チャレンジする勇気を持った人が成功すれば称えられます。

失敗しても、「よく頑張った」と言われます。もちろん、それらは賞賛されるべき立派なことですし、最初にチャレンジするのは、本当にすごいこと。

だけれど、今回に関しては、私は、不甲斐なさを感じながらも、他の人たちのために献身的に動いたであろう夫、悔しさを見せない努力をした息子、自分の分(ぶ)を考え断念する勇気を持った彼らを誇りに思っています。

私一人くらいは、彼らを褒めていいかなぁ、と思います。

登りもしなかったくせに、何をえらそうな、と言われるかもしれません。でも、私たち家族には、やっぱり未知の山、日本一の霊峰に充分な準備をせずに登ることは出来ませんでした。

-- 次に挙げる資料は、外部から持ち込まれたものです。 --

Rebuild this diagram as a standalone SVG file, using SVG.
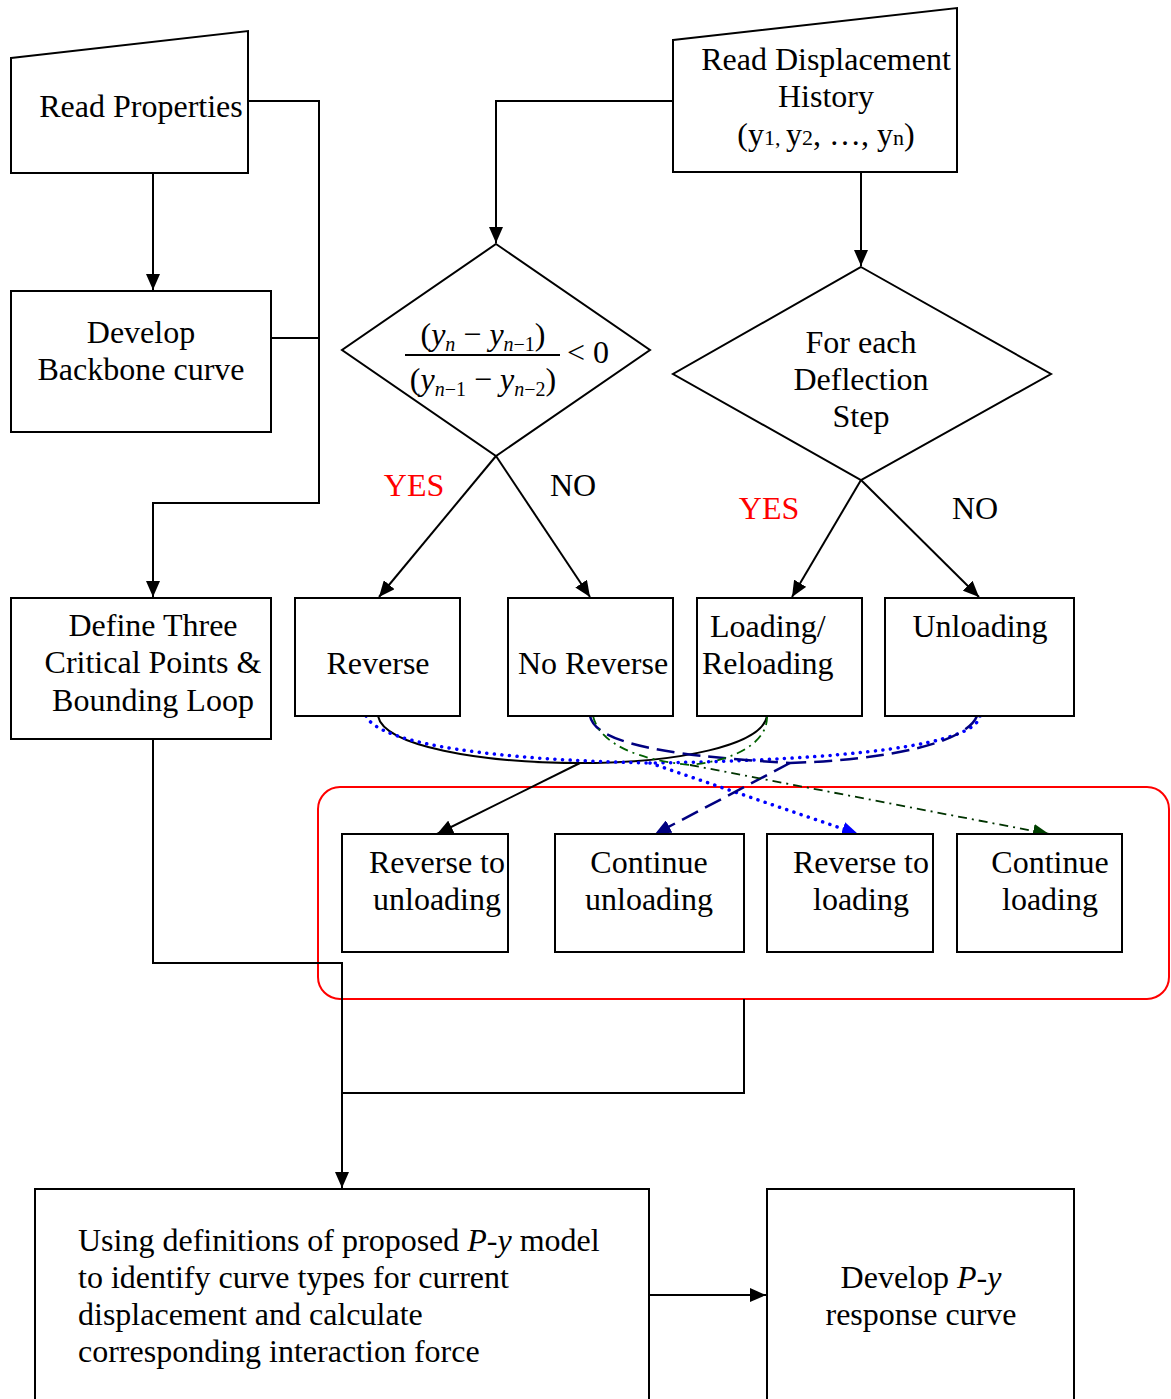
<svg xmlns="http://www.w3.org/2000/svg" width="1171" height="1399" viewBox="0 0 1171 1399">
<defs>
<style>
text{font-family:"Liberation Serif","Times New Roman",serif;font-size:32px;fill:#000}
.c{text-anchor:middle}
.box{fill:#fff;stroke:#000;stroke-width:2}
.ln{fill:none;stroke:#000;stroke-width:2}
.red{fill:#ff0000}
.i{font-style:italic}
</style>
<marker id="ak" viewBox="0 0 16 14" refX="16" refY="7" markerWidth="16" markerHeight="14" markerUnits="userSpaceOnUse" orient="auto"><path d="M0,0L16,7L0,14z" fill="#000"/></marker>
<marker id="ab" viewBox="0 0 16 14" refX="16" refY="7" markerWidth="16" markerHeight="14" markerUnits="userSpaceOnUse" orient="auto"><path d="M0,0L16,7L0,14z" fill="#0000ff"/></marker>
<marker id="an" viewBox="0 0 16 14" refX="16" refY="7" markerWidth="16" markerHeight="14" markerUnits="userSpaceOnUse" orient="auto"><path d="M0,0L16,7L0,14z" fill="#000080"/></marker>
<marker id="ag" viewBox="0 0 16 14" refX="16" refY="7" markerWidth="16" markerHeight="14" markerUnits="userSpaceOnUse" orient="auto"><path d="M0,0L16,7L0,14z" fill="#004000"/></marker>
</defs>
<rect width="1171" height="1399" fill="#fff"/>

<g id="group-box">
<rect x="318" y="787" width="851" height="212" rx="22" fill="none" stroke="#ff0000" stroke-width="2"/>
</g>

<g id="connectors">
<polyline class="ln" points="248,101 319,101 319,503 153,503 153,597" marker-end="url(#ak)"/>
<line class="ln" x1="271" y1="338" x2="319" y2="338"/>
<line class="ln" x1="153" y1="173" x2="153" y2="290" marker-end="url(#ak)"/>
<polyline class="ln" points="153,739 153,963 342,963 342,1188" marker-end="url(#ak)"/>
<polyline class="ln" points="744,999 744,1093 342,1093"/>
<polyline class="ln" points="673,101 496,101 496,243" marker-end="url(#ak)"/>
<line class="ln" x1="861" y1="172" x2="861" y2="266" marker-end="url(#ak)"/>
<line class="ln" x1="496" y1="456" x2="379" y2="597" marker-end="url(#ak)"/>
<line class="ln" x1="496" y1="456" x2="590" y2="597" marker-end="url(#ak)"/>
<line class="ln" x1="861" y1="480" x2="792" y2="597" marker-end="url(#ak)"/>
<line class="ln" x1="861" y1="480" x2="979" y2="597" marker-end="url(#ak)"/>
<line class="ln" x1="649" y1="1295" x2="766" y2="1295" marker-end="url(#ak)"/>
<!-- black solid -->
<path class="ln" d="M378,716 C384,746 480,763 580,763 C680,763 762,745 767,716" stroke-width="2.5"/>
<line class="ln" x1="580" y1="763" x2="437" y2="834" stroke-width="2.5" marker-end="url(#ak)"/>
<!-- blue dotted -->
<path d="M366,716 C380,745 500,760 650,763 M980,716 C975,745 850,760 650,763" fill="none" stroke="#0000ff" stroke-width="3.5" stroke-dasharray="0.1 7.5" stroke-linecap="round"/>
<path d="M650,763 L858,834" fill="none" stroke="#0000ff" stroke-width="3.5" stroke-dasharray="0.1 7.5" stroke-linecap="round" marker-end="url(#ab)"/>
<!-- navy dashed -->
<path d="M590,716 C595,740 650,755 790,763 M977,716 C965,745 880,760 790,763" fill="none" stroke="#000080" stroke-width="2.5" stroke-dasharray="18 8"/>
<path d="M790,763 L655,834" fill="none" stroke="#000080" stroke-width="2.5" stroke-dasharray="18 8" marker-end="url(#an)"/>
<!-- green dash-dot -->
<path d="M593,716 C600,745 640,760 690,765 M767,716 C768,740 740,760 690,765" fill="none" stroke="#006000" stroke-width="1.8" stroke-dasharray="9 5 2 5"/>
<path d="M690,765 L1049,834" fill="none" stroke="#003300" stroke-width="1.8" stroke-dasharray="9 5 2 5" marker-end="url(#ag)"/>
</g>

<g id="read-properties">
<polygon class="box" points="11,58 248,31 248,173 11,173"/>
<text x="141" y="117" class="c">Read Properties</text>
</g>

<g id="develop-backbone">
<rect class="box" x="11" y="291" width="260" height="141"/>
<text x="141" y="343" class="c">Develop</text>
<text x="141" y="380" class="c">Backbone curve</text>
</g>

<g id="define-three">
<rect class="box" x="11" y="598" width="260" height="141"/>
<text x="153" y="636" class="c">Define Three</text>
<text x="153" y="673" class="c">Critical Points &amp;</text>
<text x="153" y="711" class="c">Bounding Loop</text>
</g>

<g id="read-displacement">
<polygon class="box" points="673,40 957,8 957,172 673,172"/>
<text x="826" y="70" class="c">Read Displacement</text>
<text x="826" y="107" class="c">History</text>
<text x="826" y="145" class="c">(y<tspan font-size="22">1</tspan><tspan font-size="22">, </tspan>y<tspan font-size="22">2</tspan>, …, y<tspan font-size="22">n</tspan>)</text>
</g>

<g id="decision-reverse">
<polygon class="box" points="496,244 650,350 496,456 342,350"/>
<text x="483" y="345" class="c">(<tspan class="i">y</tspan><tspan class="i" font-size="20" dy="6">n</tspan><tspan dy="-6"> − </tspan><tspan class="i">y</tspan><tspan font-size="20" dy="6"><tspan class="i">n</tspan>−1</tspan><tspan dy="-6">)</tspan></text>
<line x1="405" y1="355" x2="560" y2="355" stroke="#000" stroke-width="2"/>
<text x="483" y="390" class="c">(<tspan class="i">y</tspan><tspan font-size="20" dy="6"><tspan class="i">n</tspan>−1</tspan><tspan dy="-6"> − </tspan><tspan class="i">y</tspan><tspan font-size="20" dy="6"><tspan class="i">n</tspan>−2</tspan><tspan dy="-6">)</tspan></text>
<text x="567" y="363">&lt; 0</text>
</g>

<g id="decision-step">
<polygon class="box" points="861,267 1051,374 861,480 673,374"/>
<text x="861" y="353" class="c">For each</text>
<text x="861" y="390" class="c">Deflection</text>
<text x="861" y="427" class="c">Step</text>
</g>

<g id="labels">
<text x="414" y="496" class="c red">YES</text>
<text x="573" y="496" class="c">NO</text>
<text x="769" y="519" class="c red">YES</text>
<text x="975" y="519" class="c">NO</text>
</g>

<g id="reverse">
<rect class="box" x="295" y="598" width="165" height="118"/>
<text x="378" y="674" class="c">Reverse</text>
</g>
<g id="no-reverse">
<rect class="box" x="508" y="598" width="165" height="118"/>
<text x="593" y="674" class="c">No Reverse</text>
</g>
<g id="loading-reloading">
<rect class="box" x="697" y="598" width="165" height="118"/>
<text x="710" y="637">Loading/</text>
<text x="702" y="674">Reloading</text>
</g>
<g id="unloading">
<rect class="box" x="885" y="598" width="189" height="118"/>
<text x="980" y="637" class="c">Unloading</text>
</g>

<g id="reverse-to-unloading">
<rect class="box" x="342" y="834" width="166" height="118"/>
<text x="437" y="873" class="c">Reverse to</text>
<text x="437" y="910" class="c">unloading</text>
</g>
<g id="continue-unloading">
<rect class="box" x="555" y="834" width="189" height="118"/>
<text x="649" y="873" class="c">Continue</text>
<text x="649" y="910" class="c">unloading</text>
</g>
<g id="reverse-to-loading">
<rect class="box" x="767" y="834" width="166" height="118"/>
<text x="861" y="873" class="c">Reverse to</text>
<text x="861" y="910" class="c">loading</text>
</g>
<g id="continue-loading">
<rect class="box" x="957" y="834" width="165" height="118"/>
<text x="1050" y="873" class="c">Continue</text>
<text x="1050" y="910" class="c">loading</text>
</g>

<g id="calculate">
<rect class="box" x="35" y="1189" width="614" height="220"/>
<text x="78" y="1251">Using definitions of proposed <tspan class="i">P</tspan>-<tspan class="i">y</tspan> model</text>
<text x="78" y="1288">to identify curve types for current</text>
<text x="78" y="1325">displacement and calculate</text>
<text x="78" y="1362">corresponding interaction force</text>
</g>

<g id="develop-response">
<rect class="box" x="767" y="1189" width="307" height="220"/>
<text x="921" y="1288" class="c">Develop <tspan class="i">P</tspan>-<tspan class="i">y</tspan></text>
<text x="921" y="1325" class="c">response curve</text>
</g>
</svg>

来年もこの企画があるかわかりませんが、もしも実現するならば、息子には、この山に対する畏敬の念を持って、できる限りの心と身体の準備をさせて、チャレンジさせてやりたいと思います(私自身は、行けるかわかりませんが・・・^^ どなたか、高山病克服の方法を教えてください)。

帰宅して、言われないでも自分の荷物を全部きちんと片づけた息子を、ぎゅっと抱きしめてやりました。